Inelegibilidade do Cônjuge
A Constituição da República (art. 14, §7º) prevê a inelegibilidade do cônjuge, no território de jurisdição do titular, aos cargos de Presidente da República, Governador e Prefeito, de modo que a dissolução da sociedade conjugal, no curso do mandato, não afastará tal regramento (STF/S.V. 18).
Usucapião conjugal
Com o intuito de proteger o direito constitucional à moradia, o Código Civil admitiu a aquisição da propriedade, em decorrência do rompimento conjugal, em que há o abandono do lar por um dos pares, de modo que, ao consorte que permanecer na posse do imóvel comum, por mais de dois anos, caberá o direito de usucapião do respectivo bem (CC 1.240-A).
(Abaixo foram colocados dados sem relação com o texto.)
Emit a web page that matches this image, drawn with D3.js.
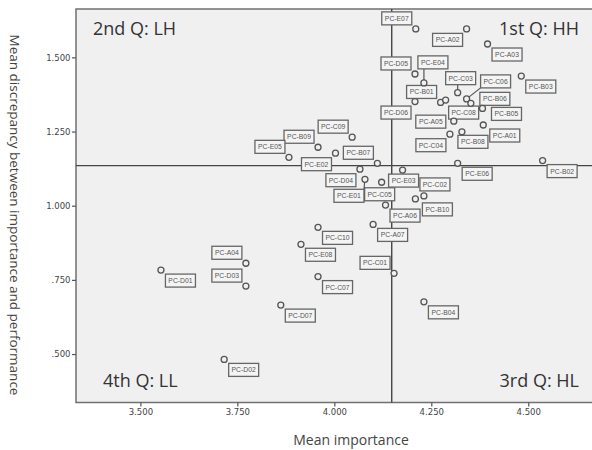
<!DOCTYPE html>
<html>
<head>
<meta charset="utf-8">
<script src="https://cdn.jsdelivr.net/npm/d3@7"></script>
<style>
  body { margin: 0; background: #fff; }
  svg { display: block; }
</style>
</head>
<body>
<div id="chart"></div>
<script>
// items (IPA: importance vs discrepancy)
const labels = [
  "PC-E07", "PC-A02", "PC-A03", "PC-D05", "PC-E04", "PC-C03", "PC-C06", "PC-B03",
  "PC-D06", "PC-B01", "PC-C08", "PC-B06", "PC-B05", "PC-A05", "PC-A01", "PC-B08",
  "PC-C04", "PC-E06", "PC-B02", "PC-E03", "PC-C02", "PC-B10", "PC-A06", "PC-A07",
  "PC-C05", "PC-E01", "PC-D04", "PC-B07", "PC-E02", "PC-C09", "PC-B09", "PC-E05",
  "PC-C10", "PC-E08", "PC-C01", "PC-C07", "PC-D07", "PC-B04", "PC-D01", "PC-A04",
  "PC-D03", "PC-D02"
];
const importance = [
  4.210, 4.341, 4.395, 4.208, 4.231, 4.318, 4.341, 4.482,
  4.208, 4.274, 4.287, 4.352, 4.382, 4.308, 4.384, 4.329,
  4.298, 4.318, 4.537, 4.176, 4.231, 4.209, 4.132, 4.100,
  4.122, 4.079, 4.066, 4.111, 4.003, 4.046, 3.958, 3.883,
  3.958, 3.914, 4.154, 3.958, 3.862, 4.231, 3.553, 3.772,
  3.772, 3.716
];
const discrepancy = [
  1.596, 1.596, 1.545, 1.444, 1.414, 1.381, 1.360, 1.437,
  1.351, 1.348, 1.356, 1.345, 1.328, 1.285, 1.272, 1.249,
  1.241, 1.143, 1.152, 1.120, 1.033, 1.023, 1.002, 0.937,
  1.079, 1.089, 1.123, 1.143, 1.177, 1.231, 1.197, 1.163,
  0.927, 0.870, 0.772, 0.761, 0.665, 0.676, 0.783, 0.806,
  0.729, 0.482
];
const meanImportance = 4.148;
const meanDiscrepancy = 1.135;
const xTicks = [3.5, 3.75, 4.0, 4.25, 4.5];
const yTicks = [0.5, 0.75, 1.0, 1.25, 1.5];
const quadrants = ["1st Q: HH", "2nd Q: LH", "3rd Q: HL", "4th Q: LL"];

// where each label box sits relative to its point
const place = {
  br: [4.5, 4], al: [-34, -17], bl: [-34, 4.5]
};
const labelPlace = {
  "PC-E07": "al", "PC-A02": "bl", "PC-D05": "al", "PC-D06": "bl", "PC-B01": "al",
  "PC-C04": "bl", "PC-D04": "bl", "PC-B07": "al", "PC-E02": "bl", "PC-C09": "al",
  "PC-B09": "al", "PC-E05": "al", "PC-C01": "al", "PC-A04": "al", "PC-D03": "al",
  "PC-E04": [-6, -27], "PC-C03": [-12, -21], "PC-C06": [14, -24], "PC-B06": [9, -11],
  "PC-B05": [9, -1], "PC-A05": [-38, -6], "PC-B08": [-4, 3.5], "PC-E03": [-14, 4],
  "PC-C02": [-4, -18], "PC-C05": [-17, 5.5], "PC-E01": [-31, 10], "PC-B10": [7, 4],
  "PC-A01": [6.5, 4], "PC-C08": [3, 6]
};
const leaders = ["PC-E04", "PC-C03", "PC-C06", "PC-E01"];

const width = 592, height = 450;
const plot = { left: 76, top: 9, right: 626, bottom: 402.5 };

const svg = d3.select("#chart").append("svg")
  .attr("width", width)
  .attr("height", height);

const x = d3.scaleLinear().domain([3.334, 4.752]).range([plot.left, plot.right]);
const y = d3.scaleLinear().domain([0.3367, 1.663]).range([plot.bottom, plot.top]);

// plot background + frame
svg.append("rect")
  .attr("x", plot.left).attr("y", plot.top)
  .attr("width", plot.right - plot.left).attr("height", plot.bottom - plot.top)
  .attr("fill", "#f0f0f0")
  .attr("stroke", "#707070")
  .attr("stroke-width", 1.5);

const fmt = d => d3.format(".3f")(d).replace(/^0\./, ".");

const xAxis = svg.append("g")
  .attr("transform", `translate(0,${plot.bottom})`)
  .call(d3.axisBottom(x).tickValues(xTicks).tickSize(4).tickSizeOuter(0).tickFormat(fmt));
const yAxis = svg.append("g")
  .attr("transform", `translate(${plot.left},0)`)
  .call(d3.axisLeft(y).tickValues(yTicks).tickSize(4).tickSizeOuter(0).tickFormat(fmt));

[xAxis, yAxis].forEach(g => {
  g.select(".domain").remove();
  g.selectAll(".tick line").attr("stroke", "#555").attr("stroke-width", 1.2);
  g.selectAll(".tick text")
    .attr("fill", "#444")
    .style("font-family", "DejaVu Sans")
    .style("font-size", "8.5px");
});
xAxis.selectAll(".tick text").attr("dy", "0.5em").attr("y", 8);
yAxis.selectAll(".tick text").attr("x", -5.5);

// reference lines at the means
svg.append("line")
  .attr("x1", x(meanImportance)).attr("x2", x(meanImportance))
  .attr("y1", plot.top).attr("y2", plot.bottom)
  .attr("stroke", "#444").attr("stroke-width", 1.4);
svg.append("line")
  .attr("x1", plot.left).attr("x2", plot.right)
  .attr("y1", y(meanDiscrepancy)).attr("y2", y(meanDiscrepancy))
  .attr("stroke", "#444").attr("stroke-width", 1.4);

// quadrant captions
const qFont = g => g.attr("fill", "#333")
  .style("font-family", "Open Sans")
  .style("font-size", "18px");
svg.append("text").text(quadrants[1]).attr("x", 93).attr("y", 35).call(qFont);
svg.append("text").text(quadrants[0]).attr("x", 579).attr("y", 35).attr("text-anchor", "end").call(qFont);
svg.append("text").text(quadrants[3]).attr("x", 103).attr("y", 387).call(qFont);
svg.append("text").text(quadrants[2]).attr("x", 579).attr("y", 387).attr("text-anchor", "end").call(qFont);

// points + labels
const pts = labels.map((name, i) => ({ name, ix: importance[i], dv: discrepancy[i] }));
const bw = 30, bh = 13, r = 3;

const lab = svg.append("g");
pts.forEach(p => {
  const cx = x(p.ix), cy = y(p.dv);
  let off = labelPlace[p.name] || "br";
  if (typeof off === "string") off = place[off];
  const bx = cx + off[0], by = cy + off[1];

  if (leaders.includes(p.name)) {
    const nx = Math.max(bx, Math.min(cx, bx + bw));
    const ny = Math.max(by, Math.min(cy, by + bh));
    lab.append("line")
      .attr("x1", cx).attr("y1", cy).attr("x2", nx).attr("y2", ny)
      .attr("stroke", "#555").attr("stroke-width", 1.2);
  }
  lab.append("rect")
    .attr("x", bx).attr("y", by)
    .attr("width", bw).attr("height", bh)
    .attr("fill", "#f4f4f4")
    .attr("stroke", "#666")
    .attr("stroke-width", 1.3);
  lab.append("text")
    .attr("x", bx + bw / 2).attr("y", by + bh / 2 + 2.4)
    .attr("text-anchor", "middle")
    .attr("fill", "#555")
    .style("font-family", "Liberation Sans")
    .style("font-size", "6.8px")
    .text(p.name);
});

svg.append("g").selectAll("circle")
  .data(pts).enter()
  .append("circle")
  .attr("cx", d => x(d.ix))
  .attr("cy", d => y(d.dv))
  .attr("r", r)
  .attr("fill", "#f0f0f0")
  .attr("stroke", "#555")
  .attr("stroke-width", 1.3);

// axis titles
svg.append("text")
  .attr("x", 351).attr("y", 445)
  .attr("text-anchor", "middle")
  .attr("fill", "#444")
  .style("font-family", "Open Sans")
  .style("font-size", "14px")
  .text("Mean importance");

svg.append("text")
  .attr("transform", "translate(9.5,215) rotate(90)")
  .attr("text-anchor", "middle")
  .attr("fill", "#444")
  .style("font-family", "Open Sans")
  .style("font-size", "13.5px")
  .text("Mean discrepancy between importance and performance");
</script>
</body>
</html>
As condições para tal aquisição são de que o imóvel deva pertencer a ambos os cônjuges, não podendo ter mais de 250 m², além da obrigatoriedade do possuidor permanecer ali residindo e não ter outro imóvel.
Conclusão
Conforme foi possível analisar, o instituto do casamento, nas palavras de Maria Berenice Dias “deita sobre o par afetivo um conjunto de enunciados enumerados na lei, que impõe uma espécie de poder absoluto e exclusivo de um sobre o outro” (2021, p. 495). Desse modo, por meio de um vasto arcabouço normativo, o Estado atribui responsabilidades e impõe as mais variadas regras a serem cumpridas pelos consortes, ditando os efeitos jurídicos que dele decorrem, no intuito de preservar a própria entidade familiar, bem como toda a sociedade frente às relações jurídicas pactuadas. Contudo, não se pode perder de vista que algumas regras são excessivamente invasivas, tornando seus conteúdos por vezes delicados, o que leva à reflexão sobre a necessidade de adequação ao momento presente.
REFERÊNCIAS
DIAS, Maria Berenice. Manual de Direito das Famílias, 14. ed. Salvador: Juspodivm, 2021.
LÔBO, Paulo. Direito Civil - Famílias, v. 5, 11. ed. São Paulo: Saraiva, 2021.